TASK DESCRIPTION
Leave out every picture, then transcribe the rest of the listing exactly.

━━━━━━━━

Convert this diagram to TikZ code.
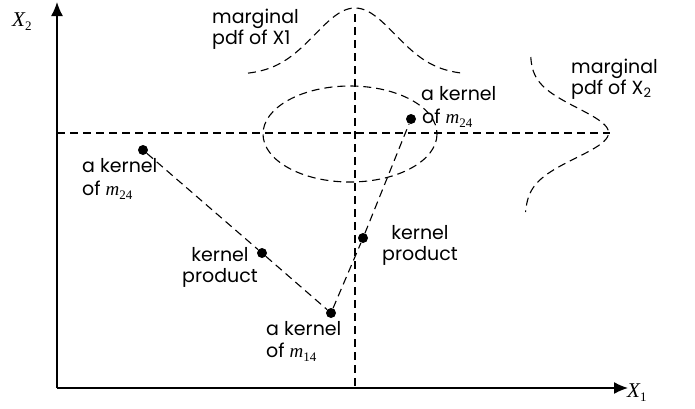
\documentclass[tikz,border=0pt]{standalone}
\usepackage{fontspec}
\setmainfont{Poppins}
\newfontfamily\serif{Liberation Serif}
\usetikzlibrary{arrows.meta}
\newcommand{\msub}[2]{{\serif\itshape #1}\raisebox{-4pt}{\serif\fontsize{13}{13}\selectfont #2}}
\tikzset{
  lab/.style={font=\fontsize{19}{22}\selectfont, inner sep=0pt, anchor=base west},
  labc/.style={font=\fontsize{19}{22}\selectfont, inner sep=0pt, anchor=base},
  dashline/.style={line width=1.1pt, dash pattern=on 8pt off 5pt},
  dot/.style={circle, fill=black, inner sep=0pt, minimum size=10pt},
  axis/.style={line width=1.4pt, -{Latex[length=14pt,width=12pt]}},
}
\begin{document}
\begin{tikzpicture}[x=1pt,y=-1pt]
\useasboundingbox (0,0) rectangle (695,408);
% axes
\coordinate (o) at (57,388);
\coordinate (ytip) at (57,2);
\coordinate (xtip) at (628,388);
\draw[axis] (o) -- (ytip);
\draw[axis] (o) -- (xtip);
\node[inner sep=0pt, anchor=base west, font=\fontsize{21}{21}\selectfont] (xl2) at (12,26) {\msub{X}{2}};
\node[inner sep=0pt, anchor=base west, font=\fontsize{21}{21}\selectfont] (xl1) at (627,397) {\msub{X}{1}};
% dashed reference lines
\coordinate (hl) at (57,133);
\coordinate (hr) at (610,133);
\coordinate (vt) at (355,14);
\coordinate (vb) at (355,388);
\draw[dashline] (hl) -- (hr);
\draw[dashline] (vt) -- (vb);
% ellipse
\draw[dashline] (350,134) ellipse [x radius=87, y radius=48];
% marginal curves
\draw[dashline] plot[domain=248:462, samples=90, smooth] (\x, {75-67*exp(-((\x-355)/40)^2/2)});
\draw[dashline] plot[domain=57:212, samples=90, smooth] ({530-5*(\x-57)/155+81*exp(-((\x-133)/25)^2/2)}, \x);
% kernel points
\node[dot] (p1) at (411,119) {};
\node[dot] (p2) at (143,150) {};
\node[dot] (p3) at (262,253) {};
\node[dot] (p4) at (331,313) {};
\node[dot] (p5) at (363,238) {};
\draw[dashline] (p2) -- (p3) -- (p4) -- (p5) -- (p1);
% labels
\node[lab] (t1a) at (212,23) {marginal};
\node[lab] (t1b) at (212,44) {pdf of X1};
\node[lab] (t2a) at (571,73) {marginal};
\node[lab] (t2b) at (571,94) {pdf of X\raisebox{-3pt}{\fontsize{13}{13}\selectfont 2}};
\node[lab] (t3a) at (421,100) {a kernel};
\node[lab] (t3b) at (422,123) {of \msub{m}{24}};
\node[lab] (t4a) at (82,172) {a kernel};
\node[lab] (t4b) at (82,195) {of \msub{m}{24}};
\node[labc] (t5a) at (220,261) {kernel};
\node[labc] (t5b) at (220,282) {product};
\node[labc] (t6a) at (420,239) {kernel};
\node[labc] (t6b) at (420,260) {product};
\node[lab] (t7a) at (266,335) {a kernel};
\node[lab] (t7b) at (266,357) {of \msub{m}{14}};
\end{tikzpicture}
\end{document}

━━━━━━━━

RESULT FOR THIS EXERCISE
Convert this diagram to TikZ code.
\documentclass[tikz,border=0pt]{standalone}
\usepackage{fontspec}
\setmainfont{Poppins}
\newfontfamily\serif{Liberation Serif}
\usetikzlibrary{arrows.meta}
\newcommand{\msub}[2]{{\serif\itshape #1}\raisebox{-4pt}{\serif\fontsize{13}{13}\selectfont #2}}
\tikzset{
  lab/.style={font=\fontsize{19}{22}\selectfont, inner sep=0pt, anchor=base west},
  labc/.style={font=\fontsize{19}{22}\selectfont, inner sep=0pt, anchor=base},
  dashline/.style={line width=1.1pt, dash pattern=on 8pt off 5pt},
  dot/.style={circle, fill=black, inner sep=0pt, minimum size=10pt},
  axis/.style={line width=1.4pt, -{Latex[length=14pt,width=12pt]}},
}
\begin{document}
\begin{tikzpicture}[x=1pt,y=-1pt]
\useasboundingbox (0,0) rectangle (695,408);
% axes
\coordinate (o) at (57,388);
\coordinate (ytip) at (57,2);
\coordinate (xtip) at (628,388);
\draw[axis] (o) -- (ytip);
\draw[axis] (o) -- (xtip);
\node[inner sep=0pt, anchor=base west, font=\fontsize{21}{21}\selectfont] (xl2) at (12,26) {\msub{X}{2}};
\node[inner sep=0pt, anchor=base west, font=\fontsize{21}{21}\selectfont] (xl1) at (627,397) {\msub{X}{1}};
% dashed reference lines
\coordinate (hl) at (57,133);
\coordinate (hr) at (610,133);
\coordinate (vt) at (355,14);
\coordinate (vb) at (355,388);
\draw[dashline] (hl) -- (hr);
\draw[dashline] (vt) -- (vb);
% ellipse
\draw[dashline] (350,134) ellipse [x radius=87, y radius=48];
% marginal curves
\draw[dashline] plot[domain=248:462, samples=90, smooth] (\x, {75-67*exp(-((\x-355)/40)^2/2)});
\draw[dashline] plot[domain=57:212, samples=90, smooth] ({530-5*(\x-57)/155+81*exp(-((\x-133)/25)^2/2)}, \x);
% kernel points
\node[dot] (p1) at (411,119) {};
\node[dot] (p2) at (143,150) {};
\node[dot] (p3) at (262,253) {};
\node[dot] (p4) at (331,313) {};
\node[dot] (p5) at (363,238) {};
\draw[dashline] (p2) -- (p3) -- (p4) -- (p5) -- (p1);
% labels
\node[lab] (t1a) at (212,23) {marginal};
\node[lab] (t1b) at (212,44) {pdf of X1};
\node[lab] (t2a) at (571,73) {marginal};
\node[lab] (t2b) at (571,94) {pdf of X\raisebox{-3pt}{\fontsize{13}{13}\selectfont 2}};
\node[lab] (t3a) at (421,100) {a kernel};
\node[lab] (t3b) at (422,123) {of \msub{m}{24}};
\node[lab] (t4a) at (82,172) {a kernel};
\node[lab] (t4b) at (82,195) {of \msub{m}{24}};
\node[labc] (t5a) at (220,261) {kernel};
\node[labc] (t5b) at (220,282) {product};
\node[labc] (t6a) at (420,239) {kernel};
\node[labc] (t6b) at (420,260) {product};
\node[lab] (t7a) at (266,335) {a kernel};
\node[lab] (t7b) at (266,357) {of \msub{m}{14}};
\end{tikzpicture}
\end{document}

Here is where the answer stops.